(1.) The petitioner, hereinafter referred to as "the accused" has been convicted by the learned Sessions Judge of Nasik in Sessions Case No. 76 of 1981 for offences punishable under sections 366 and 376 of the Indian Penal Code. He has also been convicted for the offence punishable under section 363 of the Indian Penal Code, though no separate sentence was awarded for the same. Technically, this order of conviction under section 363 of the Indian Penal Code is incorrect because the offence under section 366 is a larger one embracing the offence under section 363. Along with the accused another person named Sulbha was also put up for trial for offences punishable under the same sections, but read with section 34. She has, however, been acquitted. The order of the learned Sessions Judge convicting the accused and acquitting the other accused, Sulbha is of 23rd of October, 1981.
(2.) . Aggrieved by the said order of conviction, the accused has preferred Criminal Revision Application No. 780 of 1981 because the sentence awarded by the learned Sessions Judge is not appealable. This Court has issued a notice of enhancement, which is being treated as Criminal Revision Application No. 350 of 1982.

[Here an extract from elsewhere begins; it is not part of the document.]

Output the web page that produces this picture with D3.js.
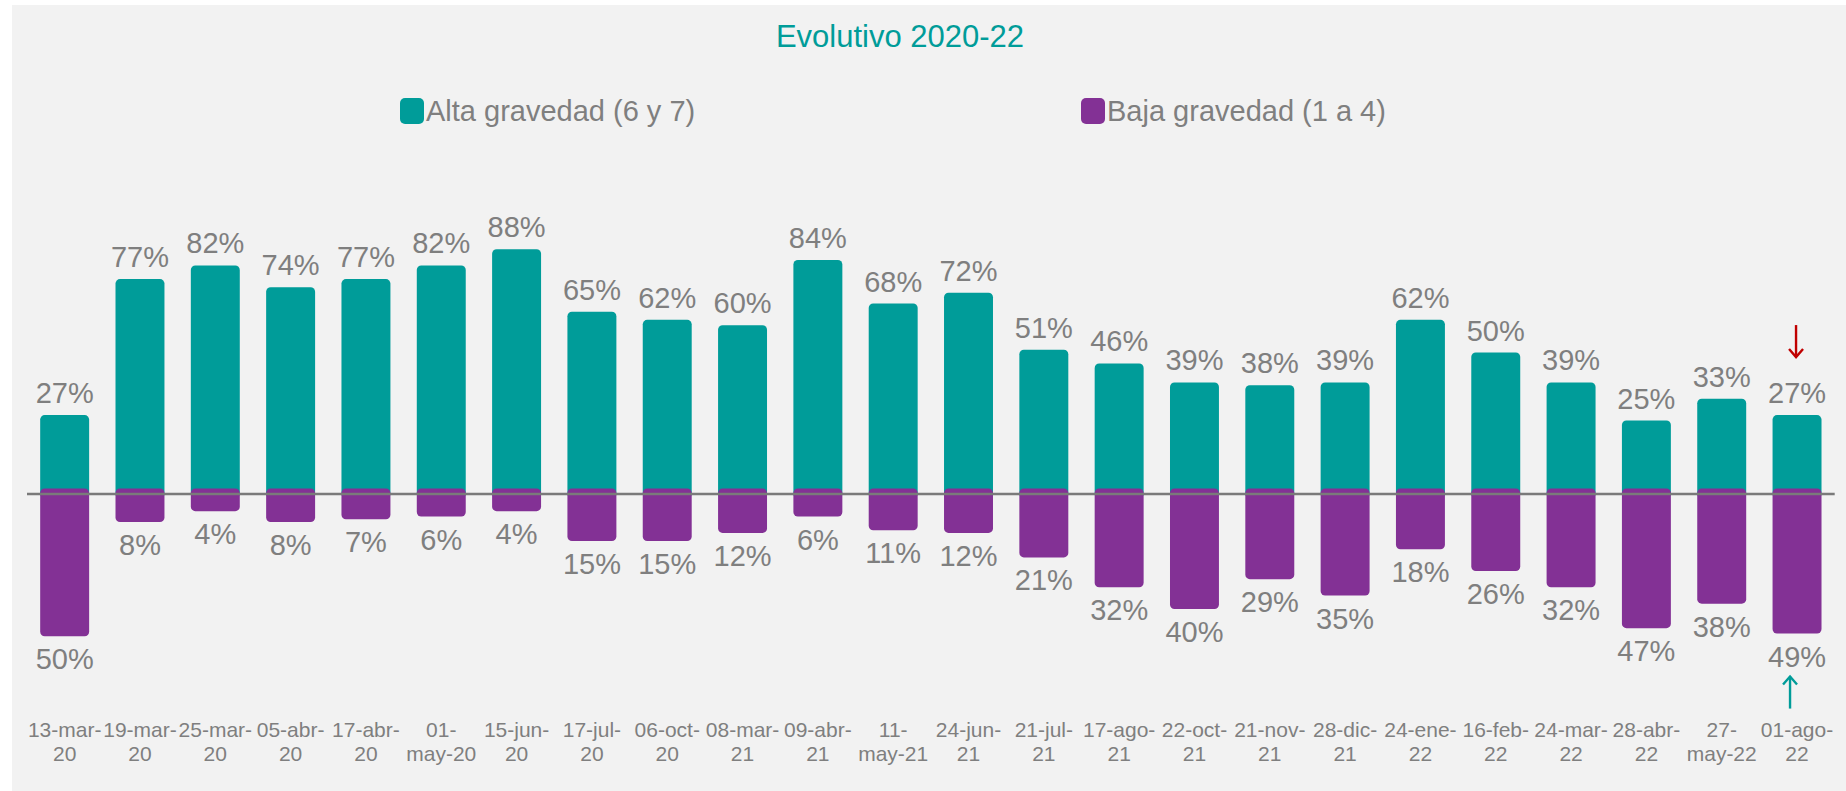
<!DOCTYPE html>
<html>
<head>
<meta charset="utf-8">
<script src="https://cdn.jsdelivr.net/npm/d3@7"></script>
<style>
  body { margin: 0; background: #ffffff; }
  svg { display: block; font-family: "Liberation Sans", Arial, sans-serif; }
</style>
</head>
<body>
<svg width="1846" height="791"></svg>
<script>
var svg = d3.select('svg');

// Data
var categories = ["13-mar-20", "19-mar-20", "25-mar-20", "05-abr-20", "17-abr-20", "01-may-20",
  "15-jun-20", "17-jul-20", "06-oct-20", "08-mar-21", "09-abr-21", "11-may-21", "24-jun-21",
  "21-jul-21", "17-ago-21", "22-oct-21", "21-nov-21", "28-dic-21", "24-ene-22", "16-feb-22",
  "24-mar-22", "28-abr-22", "27-may-22", "01-ago-22"];
var alta = [27, 77, 82, 74, 77, 82, 88, 65, 62, 60, 84, 68, 72, 51, 46, 39, 38, 39, 62, 50, 39, 25, 33, 27];
var baja = [50, 8, 4, 8, 7, 6, 4, 15, 15, 12, 6, 11, 12, 21, 32, 40, 29, 35, 18, 26, 32, 47, 38, 49];
var seriesNames = ["Alta gravedad (6 y 7)", "Baja gravedad (1 a 4)"];
var title = "Evolutivo 2020-22";

var teal = "#009c99";
var purple = "#833195";
var gray = "#7f7f7f";

// Background panel
svg.append("rect")
  .attr("x", 12).attr("y", 5)
  .attr("width", 1834).attr("height", 786)
  .attr("fill", "#f2f2f2");

// Scales
var x = d3.scaleBand()
  .domain(categories)
  .range([27, 1834.7])
  .paddingInner(0.35)
  .paddingOuter(0.175);

var yUp = d3.scaleLinear().domain([0, 100]).range([488.5, 216.5]);
var yDown = d3.scaleLinear().domain([0, 100]).range([500.3, 772.3]);

var data = categories.map((c, i) => ({ cat: c, alta: alta[i], baja: baja[i] }));

// Title
svg.append("text")
  .attr("x", 900).attr("y", 47)
  .attr("text-anchor", "middle")
  .attr("fill", teal)
  .style("font-size", "31px")
  .text(title);

// Legend
var legend = svg.selectAll(".legend")
  .data(seriesNames)
  .enter().append("g")
  .attr("class", "legend")
  .attr("transform", (d, i) => "translate(" + [400, 1081][i] + ",98)");

legend.append("rect")
  .attr("width", 24).attr("height", 26)
  .attr("rx", 5)
  .attr("fill", (d, i) => i === 0 ? teal : purple);

legend.append("text")
  .attr("x", 26).attr("y", 22.5)
  .attr("fill", gray)
  .style("font-size", "29px")
  .text(d => d);

// Teal bars (upwards)
svg.selectAll(".alta")
  .data(data)
  .enter().append("rect")
  .attr("class", "alta")
  .attr("x", d => x(d.cat))
  .attr("width", x.bandwidth())
  .attr("y", d => yUp(d.alta))
  .attr("height", d => yUp(0) - yUp(d.alta) + 10)
  .attr("rx", 4.5)
  .attr("fill", teal);

// Purple bars (downwards)
svg.selectAll(".baja")
  .data(data)
  .enter().append("rect")
  .attr("class", "baja")
  .attr("x", d => x(d.cat))
  .attr("width", x.bandwidth())
  .attr("y", yUp(0))
  .attr("height", d => yDown(d.baja) - yUp(0))
  .attr("rx", 4.5)
  .attr("fill", purple);

// Zero line
svg.append("line")
  .attr("x1", x.range()[0]).attr("x2", x.range()[1])
  .attr("y1", 494).attr("y2", 494)
  .attr("stroke", "#7a7a7a")
  .attr("stroke-width", 2.5);

// Value labels
svg.selectAll(".altaLabel")
  .data(data)
  .enter().append("text")
  .attr("class", "altaLabel")
  .attr("x", d => x(d.cat) + x.bandwidth() / 2)
  .attr("y", d => yUp(d.alta) - 12)
  .attr("text-anchor", "middle")
  .attr("fill", gray)
  .style("font-size", "29px")
  .text(d => d.alta + "%");

svg.selectAll(".bajaLabel")
  .data(data)
  .enter().append("text")
  .attr("class", "bajaLabel")
  .attr("x", d => x(d.cat) + x.bandwidth() / 2)
  .attr("y", d => yDown(d.baja) + 33)
  .attr("text-anchor", "middle")
  .attr("fill", gray)
  .style("font-size", "29px")
  .text(d => d.baja + "%");

// Category labels, wrapped in two lines like the original
var catLabels = svg.selectAll(".catLabel")
  .data(data)
  .enter().append("text")
  .attr("class", "catLabel")
  .attr("text-anchor", "middle")
  .attr("fill", gray)
  .style("font-size", "21px");

catLabels.each(function(d) {
  var t = d3.select(this);
  var cx = x(d.cat) + x.bandwidth() / 2;
  var parts = d.cat.split("-");
  var first = parts[0] + "-" + parts[1] + "-";
  var second = parts[2];
  // measure first line, break earlier if it does not fit the step
  var probe = t.append("tspan").text(first);
  if (probe.node().getComputedTextLength() > x.step()) {
    first = parts[0] + "-";
    second = parts[1] + "-" + parts[2];
  }
  probe.remove();
  t.append("tspan").attr("x", cx).attr("y", 737).text(first);
  t.append("tspan").attr("x", cx).attr("y", 761).text(second);
});

// Trend arrows on the last period (thin shaft, open head)
function arrow(cx, yTail, yHead, color) {
  var dir = yHead > yTail ? 1 : -1;
  var g = svg.append("g")
    .attr("fill", "none")
    .attr("stroke", color)
    .attr("stroke-width", 2.4);
  g.append("line")
    .attr("x1", cx).attr("x2", cx)
    .attr("y1", yTail).attr("y2", yHead);
  g.append("polyline")
    .attr("points", [[cx - 7, yHead - dir * 8], [cx, yHead], [cx + 7, yHead - dir * 8]].join(" "));
}

var last = data[data.length - 1];
var lastX = x(last.cat) + x.bandwidth() / 2;
arrow(lastX - 1, yUp(last.alta) - 90, yUp(last.alta) - 58, "#c00000");
arrow(lastX - 7, yDown(last.baja) + 75, yDown(last.baja) + 43, teal);
</script>
</body>
</html>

(3.) The facts leading to the prosecution have been set out in sufficient details in the judgment of the Court below and it is not necessary for me to refer to the same. However, the prosecution case may be briefly stated. The accused and the prosecutrix, a girl called Namrata, were taking private tutions in a coaching class known as Yeshwant Classes. They came in close contact with each other and, according to the prosecution, the accused promised to marry the prosecutrix, as a result of which she was induced to leave her parental house an 16th of March, 1979. Therefore both the accused and the prosecutrix, says the prosecution, stayed in a house at Nasik, which seems to have been used as a lodging house, and the accused has sexual intercourse with her in that house. Thereafter both the accused and the prosecutrix made their way to Bombay where they stayed with the maternal uncle of the accused upto 23rd of March, 1979. The evidence discloses that on that day the parents of the accused came to Bombay and both the accused and the prosecutrix returned to Nasik, where the accused was put under arrest and later prosecuted for the offences as mentioned above.